La présente enquête chronologique le confirme : de même que son explosion de 1831 le dissémine en fin de compte dans le républicanisme, le fouriérisme et le socialisme naissants tout en libérant la puissance utopique d’Enfantin, le saint-simonisme, loin de mourir en 1832, met à profit sa condamnation pour faire une pause, trouver et négocier, péniblement, les voies de sa rentrée dans le siècle. Comme l’observe très tôt Louis Reybaud, ce n’est plus « par une révolte ouverte » que procèdent les anciens militants, mais par « un travail souterrain »[8]. Tout se passe comme si, empêché de mener son projet religieux, et de ce fait rendu à l’état laïc, dispensé de produire un corps de doctrine et de se présenter comme un clergé, le mouvement profitait de cette invisibilisation pour se redéployer en ordre dispersé, propager ses idées et pousser ses entreprises sans plus provoquer de rejets. Au lieu d’être cassés, mais au prix de renoncements et de compromis qui en interrogent certains et nous interrogent rétrospectivement, l’élan, l’inspiration, l’expérience, le réseau, gagnent en efficacité en maîtrisant l’impatience et le lyrisme initiaux, en quittant le temps révolutionnaire de la militance pour s’inscrire dans la durée de la réalisation par le travail.
Ph. R.
[1] Sept membres du groupe de recherche au sein duquel travaille l’auteur de ces lignes ont tenu, y compris lui-même, à faire état de leurs doutes sur ce point en signant dans le numéro du 22 mars 2018 du journal Libération une tribune intitulée « Le macronisme est-il un saint-simonisme ? ».

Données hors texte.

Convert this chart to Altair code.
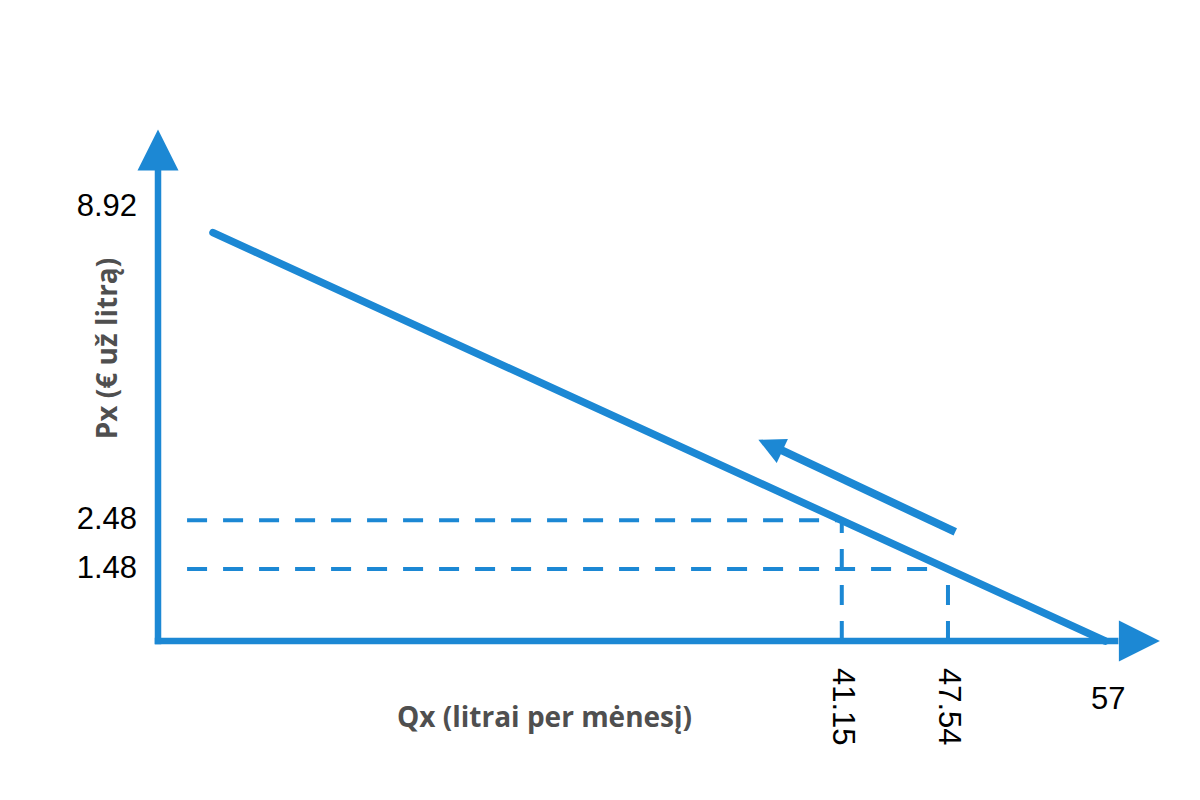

[2] Georges Weill, L’École saint-simonienne. Son histoire, son influence jusqu’à nos jours, Paris, Félix Alcan, 1896, avant-propos.
[3] Sébastien Charléty, Histoire du saint-simonisme (1825-1864), Paris, Paul Hartmann, 1931, p. 273. Ce livre est une édition raccourcie de la thèse de l’auteur, soutenue en 1896.
[4] Henri Fournel arrête à décembre 1826 « la phase philosophique » (Bibliographie saint-simonienne, mars 1833, p.58. Voir la chronologie détaillée à la date du 21 décembre 1831, le Livre nouveau des saint-simoniens, p. 286, et S. Charléty, ouvr. cité, p. 271.
[5] Voir dans la chronologie détaillée aux années 1951 et 1956, aux noms de Jean Dautry et Frank Manuel.
[6] Voir ibid. aux années 1972, 1975, 1990 et 2002, aux noms de Miguel Abensour, Jacques Rancière, Michèle Riot-Sarcey et Antoine Picon.
[7] Je ne peux sur ce point que renvoyer à la périodisation construite avec Nathalie Coilly pour l’exposition Le siècle des saint-simoniens (Bibliothèque de l’Arsenal, catalogue Seuil/BnF, 2006).
[8] Études sur les réformateurs ou socialistes modernes, 4e éd. (1844), p. 125.